Majority of Irish broadband users 'not satisfied' with their broadband service - survey
A new survey claims that most Irish broadband users are "not satisfied" with their broadband.
The Coyne Research poll of 1,000 people, commissioned by Imagine Communications, claims that over 60pc of rural dwellers believe faster broadband "would significantly enhance their quality of life" and that 42pc "feel their community has been let down by the quality of broadband they receive, rising to 64pc dissatisfaction in rural villages".
The research comes as the government continues to say that a "conclusion" to the current National Broadband Plan assessment with Granahan McCourt is "a number of weeks away".
Some 540,000 rural homes and businesses, affecting over one million people, are currently stuck without high speed broadband.

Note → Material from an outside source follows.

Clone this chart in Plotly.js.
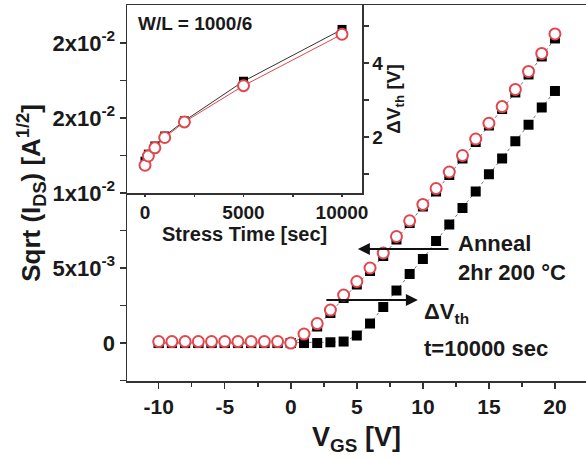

The government has pledged that a national state-funded rollout will connect every last one of the 540,000 premises to speeds up to 1,000Mbs.
This rollout is based primarily on fibre lines to each premises, with a small percentage likely to be connected wirelessly.
Imagine Communications, which paid for the Coyne Research survey, was eliminated from the National Broadband Plan as a primary bidder at an early stage.
Its founder, Sean Bolger, is understood to have grown disillusioned with the state rollout and has repeatedly criticised it.
Imagine’s main product is wireless broadband, described as 4G LTE. The company's website asks rural village communities to club together so that Imagine might have a minimum number of customers it can rely on for business.
However, the government’s National Broadband Plan, which is scheduled to hook up all such premises to higher-speed, fibre broadband at a subsidised price, may affect demand for such products.
Imagine was a participant in Comreg’s most recent spectrum auction, buying a chunk for the purpose of offering high speed wireless internet in regional areas, potentially branded as ‘5G’.
However, it is not clear when it will roll this service out.
Sean Bolger was unavailable for comment.